During and after reading
Shared reading establishes an enjoyable and supportive context for reading. It allows all students to participate as readers in a classroom with diverse literacy needs. Shared reading also provides struggling readers with necessary support, enhances sight word knowledge, builds reading fluency and equips students to thoughtfully engage with the text's ideas after multiple readings.
- Plan your shared reading using the sample planning guide.
- Select a short text from the central text library. Consider a text the class has already read to introduce this strategy.
- Identify a shared reading area where students can gather close and display the text there.
- Project or display the text in a location visible to all students.
- Identify the focus of instruction for the shared reading mini-lesson. Note that all mini-lessons should be based in the text (not outside the text) and require students to use textual evidence in their responses. Consider these possibilities:
- Explaining what the text says explicitly or implicitly using textual evidence
- Analyzing text structure
- Asking and answering text-dependent questions
- Identifying and navigating key vocabulary as it is used in the text (Tier Two and Tier Three)

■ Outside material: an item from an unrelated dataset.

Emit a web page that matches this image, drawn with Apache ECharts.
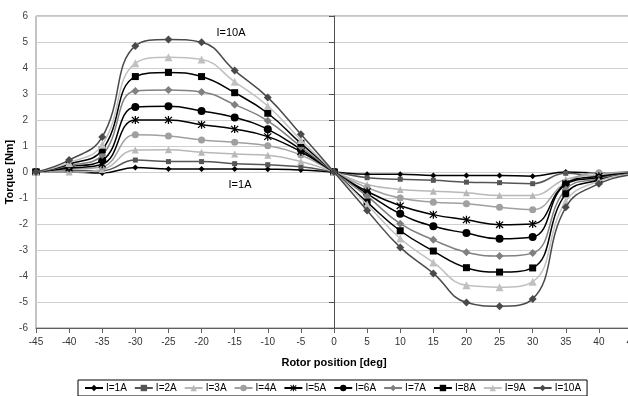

- Identifying author’s message and purpose
- Making inferences
- Explaining how illustrations contribute to meaning
During First Reading:
- Introduce the new text to the class.
- Select an expert reader.
- Ask all students to read along in their heads—using their own copy or a projected version of the text—while the expert reader reads the entire text aloud with fluency and expression.
- Instruct students to pay close attention to the gist of the text.
During Second Reading:
- Ask students to participate in reading certain parts of the text using one of the following oral reading techniques:
- Choral reading
- Partner reading
- Repeated reading
- Popcorn reading
- Reader's theater
- After students complete two readings of the text, introduce a mini-lesson topic appropriate to the text and your students.
- Determine the grouping in which students will practice the skill (independently, partner, small group, whole class) and the medium in which they will demonstrate understanding (discussion, writing, art).
- Students return to the central text to practice the skill identified in the mini-lesson.
English language learners:
Shared reading provides opportunities for English language learners to hear fluent reading. It can be done in English or in students’ native language(s). Be sure English language learners understand the difference between shared reading and Think Aloud. Shared reading should explicitly model expression, fluency and the joy of reading. Think Aloud should support comprehension. Clearly state the objective before modeling either strategy.
Connection to anti-bias education:
Shared reading contributes to a positive learning community. The strategy allows students to get to know each other as individuals regardless of in-group and out-group identities. Shared reading ensures that all students feel successful by providing support to the entire group.